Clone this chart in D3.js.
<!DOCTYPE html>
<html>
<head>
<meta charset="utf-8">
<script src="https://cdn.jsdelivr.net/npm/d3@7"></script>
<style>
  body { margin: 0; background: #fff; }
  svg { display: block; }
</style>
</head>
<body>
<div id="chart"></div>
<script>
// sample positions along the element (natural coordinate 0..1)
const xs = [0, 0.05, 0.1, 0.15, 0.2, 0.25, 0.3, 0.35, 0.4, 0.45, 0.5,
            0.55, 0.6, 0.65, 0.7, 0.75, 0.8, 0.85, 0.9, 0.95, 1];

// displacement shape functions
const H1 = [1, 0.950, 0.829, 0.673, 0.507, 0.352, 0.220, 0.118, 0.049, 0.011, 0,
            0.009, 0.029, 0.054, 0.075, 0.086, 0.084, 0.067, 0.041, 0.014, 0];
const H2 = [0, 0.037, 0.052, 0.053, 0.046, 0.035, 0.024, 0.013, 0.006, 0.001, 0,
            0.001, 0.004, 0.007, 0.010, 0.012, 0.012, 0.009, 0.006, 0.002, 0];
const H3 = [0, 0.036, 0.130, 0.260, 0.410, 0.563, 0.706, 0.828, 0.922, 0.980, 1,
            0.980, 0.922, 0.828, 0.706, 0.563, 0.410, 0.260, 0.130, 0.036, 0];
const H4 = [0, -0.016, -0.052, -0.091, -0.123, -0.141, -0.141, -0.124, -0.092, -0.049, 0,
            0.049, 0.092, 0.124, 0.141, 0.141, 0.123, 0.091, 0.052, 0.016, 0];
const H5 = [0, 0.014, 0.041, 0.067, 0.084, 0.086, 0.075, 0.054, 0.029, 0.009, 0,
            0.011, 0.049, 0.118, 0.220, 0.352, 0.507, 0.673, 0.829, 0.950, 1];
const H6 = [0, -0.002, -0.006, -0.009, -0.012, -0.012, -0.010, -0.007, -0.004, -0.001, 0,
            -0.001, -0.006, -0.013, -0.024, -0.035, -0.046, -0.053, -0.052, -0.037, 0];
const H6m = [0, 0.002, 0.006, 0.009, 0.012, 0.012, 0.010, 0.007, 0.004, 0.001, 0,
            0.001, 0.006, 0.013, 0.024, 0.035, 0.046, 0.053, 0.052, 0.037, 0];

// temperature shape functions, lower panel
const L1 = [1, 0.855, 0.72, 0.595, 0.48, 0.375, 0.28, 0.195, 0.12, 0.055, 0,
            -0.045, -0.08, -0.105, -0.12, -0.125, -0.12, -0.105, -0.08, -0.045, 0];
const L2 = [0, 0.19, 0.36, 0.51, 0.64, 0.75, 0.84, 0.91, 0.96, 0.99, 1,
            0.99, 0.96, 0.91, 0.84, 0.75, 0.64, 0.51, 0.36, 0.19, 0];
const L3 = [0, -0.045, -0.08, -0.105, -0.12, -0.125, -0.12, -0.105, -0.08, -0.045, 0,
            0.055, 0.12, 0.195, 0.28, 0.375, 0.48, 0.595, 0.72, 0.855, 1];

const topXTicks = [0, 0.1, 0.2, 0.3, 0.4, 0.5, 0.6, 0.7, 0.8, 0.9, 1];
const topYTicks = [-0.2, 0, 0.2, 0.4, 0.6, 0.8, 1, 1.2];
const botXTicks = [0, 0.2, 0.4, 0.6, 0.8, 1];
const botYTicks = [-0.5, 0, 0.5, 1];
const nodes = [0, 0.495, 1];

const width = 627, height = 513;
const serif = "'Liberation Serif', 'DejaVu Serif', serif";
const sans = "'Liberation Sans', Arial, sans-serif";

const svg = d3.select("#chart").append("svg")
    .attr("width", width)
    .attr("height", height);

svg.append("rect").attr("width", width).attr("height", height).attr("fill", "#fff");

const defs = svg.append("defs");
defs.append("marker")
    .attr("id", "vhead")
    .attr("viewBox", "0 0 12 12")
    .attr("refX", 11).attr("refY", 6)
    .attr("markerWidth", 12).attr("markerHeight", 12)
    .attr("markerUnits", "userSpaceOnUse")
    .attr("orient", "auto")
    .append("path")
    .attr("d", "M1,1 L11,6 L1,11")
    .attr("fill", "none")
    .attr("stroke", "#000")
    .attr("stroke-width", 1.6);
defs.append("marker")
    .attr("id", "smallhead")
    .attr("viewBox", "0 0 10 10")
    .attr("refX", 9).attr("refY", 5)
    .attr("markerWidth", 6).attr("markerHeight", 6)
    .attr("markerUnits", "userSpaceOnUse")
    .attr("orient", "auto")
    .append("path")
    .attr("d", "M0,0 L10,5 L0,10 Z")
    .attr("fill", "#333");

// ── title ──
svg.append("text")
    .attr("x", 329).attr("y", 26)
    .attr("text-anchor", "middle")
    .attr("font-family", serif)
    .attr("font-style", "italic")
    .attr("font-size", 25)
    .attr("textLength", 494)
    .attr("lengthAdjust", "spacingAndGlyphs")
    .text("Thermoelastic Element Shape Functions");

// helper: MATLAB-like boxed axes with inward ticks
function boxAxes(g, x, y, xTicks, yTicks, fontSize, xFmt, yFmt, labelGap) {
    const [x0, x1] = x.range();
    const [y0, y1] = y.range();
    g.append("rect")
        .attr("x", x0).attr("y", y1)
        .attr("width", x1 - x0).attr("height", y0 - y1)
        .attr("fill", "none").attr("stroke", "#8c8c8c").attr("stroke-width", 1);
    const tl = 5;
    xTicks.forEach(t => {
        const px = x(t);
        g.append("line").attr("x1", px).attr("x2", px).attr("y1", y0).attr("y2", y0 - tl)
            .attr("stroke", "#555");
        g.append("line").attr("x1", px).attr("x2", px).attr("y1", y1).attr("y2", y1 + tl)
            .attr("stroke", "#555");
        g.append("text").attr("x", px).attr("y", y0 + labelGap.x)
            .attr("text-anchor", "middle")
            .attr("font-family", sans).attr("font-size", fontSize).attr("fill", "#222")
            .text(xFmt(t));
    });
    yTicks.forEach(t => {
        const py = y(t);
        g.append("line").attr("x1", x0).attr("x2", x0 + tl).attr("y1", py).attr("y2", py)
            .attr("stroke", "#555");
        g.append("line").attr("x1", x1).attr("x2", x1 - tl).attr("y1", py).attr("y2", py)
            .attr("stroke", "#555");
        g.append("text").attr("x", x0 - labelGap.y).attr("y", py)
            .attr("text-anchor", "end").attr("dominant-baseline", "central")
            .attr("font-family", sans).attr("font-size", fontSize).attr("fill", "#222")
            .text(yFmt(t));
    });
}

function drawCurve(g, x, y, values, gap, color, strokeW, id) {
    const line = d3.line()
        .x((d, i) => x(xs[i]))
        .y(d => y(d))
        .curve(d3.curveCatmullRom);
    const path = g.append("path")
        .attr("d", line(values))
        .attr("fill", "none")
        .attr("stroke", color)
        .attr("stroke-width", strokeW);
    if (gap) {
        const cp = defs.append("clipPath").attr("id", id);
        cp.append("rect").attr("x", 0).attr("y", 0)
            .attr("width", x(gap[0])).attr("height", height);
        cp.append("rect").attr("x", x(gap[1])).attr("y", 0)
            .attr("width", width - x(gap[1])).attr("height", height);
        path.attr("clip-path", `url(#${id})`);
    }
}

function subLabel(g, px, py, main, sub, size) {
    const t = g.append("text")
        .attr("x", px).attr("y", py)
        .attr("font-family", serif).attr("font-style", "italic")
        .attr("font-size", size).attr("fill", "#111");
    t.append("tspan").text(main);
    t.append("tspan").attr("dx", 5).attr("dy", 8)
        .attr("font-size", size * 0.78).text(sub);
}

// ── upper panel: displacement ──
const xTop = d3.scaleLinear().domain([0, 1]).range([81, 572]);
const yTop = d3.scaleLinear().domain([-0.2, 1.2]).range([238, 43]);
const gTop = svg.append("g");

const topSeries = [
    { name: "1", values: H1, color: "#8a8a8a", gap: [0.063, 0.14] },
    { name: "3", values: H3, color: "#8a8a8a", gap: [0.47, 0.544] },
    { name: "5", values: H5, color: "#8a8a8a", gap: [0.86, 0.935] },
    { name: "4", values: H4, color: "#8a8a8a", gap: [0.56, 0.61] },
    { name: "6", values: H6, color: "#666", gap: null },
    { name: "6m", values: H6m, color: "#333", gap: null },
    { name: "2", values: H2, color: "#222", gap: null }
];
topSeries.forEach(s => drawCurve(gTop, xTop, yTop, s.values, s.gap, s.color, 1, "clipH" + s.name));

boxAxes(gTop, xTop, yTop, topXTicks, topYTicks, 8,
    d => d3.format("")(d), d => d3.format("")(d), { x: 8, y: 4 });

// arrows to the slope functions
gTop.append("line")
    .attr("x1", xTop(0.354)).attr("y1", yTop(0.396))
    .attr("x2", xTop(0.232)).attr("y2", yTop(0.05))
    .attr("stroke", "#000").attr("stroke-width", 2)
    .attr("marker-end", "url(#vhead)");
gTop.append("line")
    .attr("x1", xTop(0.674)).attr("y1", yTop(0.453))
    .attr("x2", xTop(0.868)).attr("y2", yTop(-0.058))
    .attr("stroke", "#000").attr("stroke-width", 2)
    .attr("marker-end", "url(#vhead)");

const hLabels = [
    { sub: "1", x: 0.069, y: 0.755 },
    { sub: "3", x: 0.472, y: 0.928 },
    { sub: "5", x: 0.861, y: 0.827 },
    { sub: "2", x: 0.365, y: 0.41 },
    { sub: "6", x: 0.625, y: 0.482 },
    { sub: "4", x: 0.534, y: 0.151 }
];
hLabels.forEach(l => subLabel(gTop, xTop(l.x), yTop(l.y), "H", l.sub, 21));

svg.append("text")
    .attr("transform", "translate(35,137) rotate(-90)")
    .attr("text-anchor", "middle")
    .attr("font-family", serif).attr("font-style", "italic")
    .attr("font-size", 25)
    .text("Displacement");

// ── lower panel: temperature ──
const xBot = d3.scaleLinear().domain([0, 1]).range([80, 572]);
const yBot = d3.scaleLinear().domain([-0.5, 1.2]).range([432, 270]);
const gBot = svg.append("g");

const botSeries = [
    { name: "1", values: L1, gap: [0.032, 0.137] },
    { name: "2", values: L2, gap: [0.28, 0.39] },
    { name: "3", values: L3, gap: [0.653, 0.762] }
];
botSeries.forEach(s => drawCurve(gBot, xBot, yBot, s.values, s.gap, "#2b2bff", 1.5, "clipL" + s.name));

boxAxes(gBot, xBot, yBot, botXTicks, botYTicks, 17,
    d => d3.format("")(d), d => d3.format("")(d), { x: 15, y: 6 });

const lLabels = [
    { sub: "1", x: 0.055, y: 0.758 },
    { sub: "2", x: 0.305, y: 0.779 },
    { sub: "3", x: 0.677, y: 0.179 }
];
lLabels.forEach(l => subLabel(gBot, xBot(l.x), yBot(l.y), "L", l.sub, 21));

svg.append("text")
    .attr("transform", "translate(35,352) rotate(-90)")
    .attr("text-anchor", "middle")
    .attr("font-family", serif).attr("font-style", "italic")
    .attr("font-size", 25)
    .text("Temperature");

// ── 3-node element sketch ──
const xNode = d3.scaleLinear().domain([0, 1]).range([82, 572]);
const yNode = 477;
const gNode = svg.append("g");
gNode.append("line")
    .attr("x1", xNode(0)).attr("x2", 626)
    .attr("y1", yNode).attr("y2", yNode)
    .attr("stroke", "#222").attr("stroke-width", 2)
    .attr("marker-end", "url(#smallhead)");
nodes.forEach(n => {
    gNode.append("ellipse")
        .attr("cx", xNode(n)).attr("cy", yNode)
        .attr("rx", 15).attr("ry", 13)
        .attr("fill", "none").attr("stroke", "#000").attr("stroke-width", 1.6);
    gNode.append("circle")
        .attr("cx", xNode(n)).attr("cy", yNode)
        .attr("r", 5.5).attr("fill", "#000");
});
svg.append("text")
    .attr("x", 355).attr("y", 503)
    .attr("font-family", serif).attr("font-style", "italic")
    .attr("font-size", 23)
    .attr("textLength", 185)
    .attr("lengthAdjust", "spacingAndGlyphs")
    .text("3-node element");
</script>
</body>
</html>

┄┄┄┄┄┄┄┄┄┄┄┄┄┄┄┄┄┄┄┄

What to produce:
Everything from the first line through the line containing "0.55, 0.6, 0.65, 0.7, 0.75, 0.8, 0.85, 0.9, 0.95, 1];" should be quoted exactly, and nothing beyond it.

Result below:
Clone this chart in D3.js.
<!DOCTYPE html>
<html>
<head>
<meta charset="utf-8">
<script src="https://cdn.jsdelivr.net/npm/d3@7"></script>
<style>
  body { margin: 0; background: #fff; }
  svg { display: block; }
</style>
</head>
<body>
<div id="chart"></div>
<script>
// sample positions along the element (natural coordinate 0..1)
const xs = [0, 0.05, 0.1, 0.15, 0.2, 0.25, 0.3, 0.35, 0.4, 0.45, 0.5,
            0.55, 0.6, 0.65, 0.7, 0.75, 0.8, 0.85, 0.9, 0.95, 1];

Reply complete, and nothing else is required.